- **Aim of the exercise**:
Write out all lines holding the word "matplotlib".

───

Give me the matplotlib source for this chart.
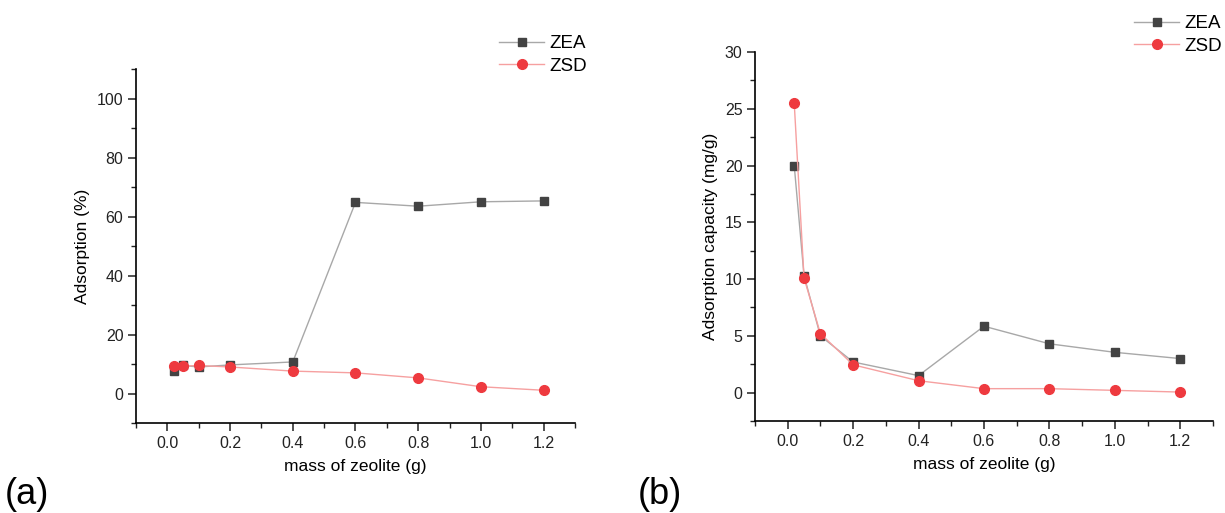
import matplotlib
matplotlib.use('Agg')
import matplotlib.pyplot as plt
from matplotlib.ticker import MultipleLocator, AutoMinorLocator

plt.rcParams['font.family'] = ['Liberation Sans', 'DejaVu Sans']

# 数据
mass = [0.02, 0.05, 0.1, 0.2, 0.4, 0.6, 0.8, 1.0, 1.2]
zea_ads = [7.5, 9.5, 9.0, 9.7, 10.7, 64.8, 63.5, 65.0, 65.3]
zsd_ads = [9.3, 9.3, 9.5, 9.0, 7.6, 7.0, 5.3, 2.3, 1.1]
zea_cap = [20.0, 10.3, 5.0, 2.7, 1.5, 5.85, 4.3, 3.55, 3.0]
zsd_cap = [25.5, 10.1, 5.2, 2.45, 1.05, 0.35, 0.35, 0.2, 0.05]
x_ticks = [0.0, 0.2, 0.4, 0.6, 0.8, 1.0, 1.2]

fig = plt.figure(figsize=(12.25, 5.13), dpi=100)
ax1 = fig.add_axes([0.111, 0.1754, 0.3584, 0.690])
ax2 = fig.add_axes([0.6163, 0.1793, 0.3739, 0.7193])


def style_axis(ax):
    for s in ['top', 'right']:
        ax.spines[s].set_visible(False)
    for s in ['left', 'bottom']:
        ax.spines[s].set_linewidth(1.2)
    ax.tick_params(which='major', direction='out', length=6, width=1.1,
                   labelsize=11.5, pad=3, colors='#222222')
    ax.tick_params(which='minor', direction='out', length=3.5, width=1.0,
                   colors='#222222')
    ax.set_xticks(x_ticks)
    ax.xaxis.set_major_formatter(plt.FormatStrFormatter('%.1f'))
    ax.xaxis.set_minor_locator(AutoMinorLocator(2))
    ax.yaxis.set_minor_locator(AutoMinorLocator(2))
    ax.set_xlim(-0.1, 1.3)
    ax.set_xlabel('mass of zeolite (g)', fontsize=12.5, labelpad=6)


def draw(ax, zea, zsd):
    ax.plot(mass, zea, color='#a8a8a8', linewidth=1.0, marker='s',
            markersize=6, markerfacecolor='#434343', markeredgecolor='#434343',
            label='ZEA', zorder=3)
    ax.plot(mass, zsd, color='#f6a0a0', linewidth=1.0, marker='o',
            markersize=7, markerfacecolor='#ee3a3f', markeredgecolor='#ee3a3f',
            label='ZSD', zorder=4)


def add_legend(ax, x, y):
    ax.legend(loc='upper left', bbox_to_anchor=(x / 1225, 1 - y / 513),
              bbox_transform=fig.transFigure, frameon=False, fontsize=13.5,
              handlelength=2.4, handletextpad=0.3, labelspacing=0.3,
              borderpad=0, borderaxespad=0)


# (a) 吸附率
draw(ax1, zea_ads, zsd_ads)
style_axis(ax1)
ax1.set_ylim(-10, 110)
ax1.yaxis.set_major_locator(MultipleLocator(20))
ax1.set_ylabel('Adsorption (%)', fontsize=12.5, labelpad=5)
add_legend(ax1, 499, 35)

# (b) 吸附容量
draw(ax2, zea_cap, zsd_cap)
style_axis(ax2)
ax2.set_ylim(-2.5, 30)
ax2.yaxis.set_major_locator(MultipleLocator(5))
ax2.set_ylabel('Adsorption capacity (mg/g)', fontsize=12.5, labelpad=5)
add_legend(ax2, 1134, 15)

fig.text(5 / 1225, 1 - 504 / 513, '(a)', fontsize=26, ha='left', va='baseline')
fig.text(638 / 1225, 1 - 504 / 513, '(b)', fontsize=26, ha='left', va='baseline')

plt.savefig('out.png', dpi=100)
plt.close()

───

- **The completed task**:
Give me the matplotlib source for this chart.
import matplotlib
matplotlib.use('Agg')
import matplotlib.pyplot as plt
from matplotlib.ticker import MultipleLocator, AutoMinorLocator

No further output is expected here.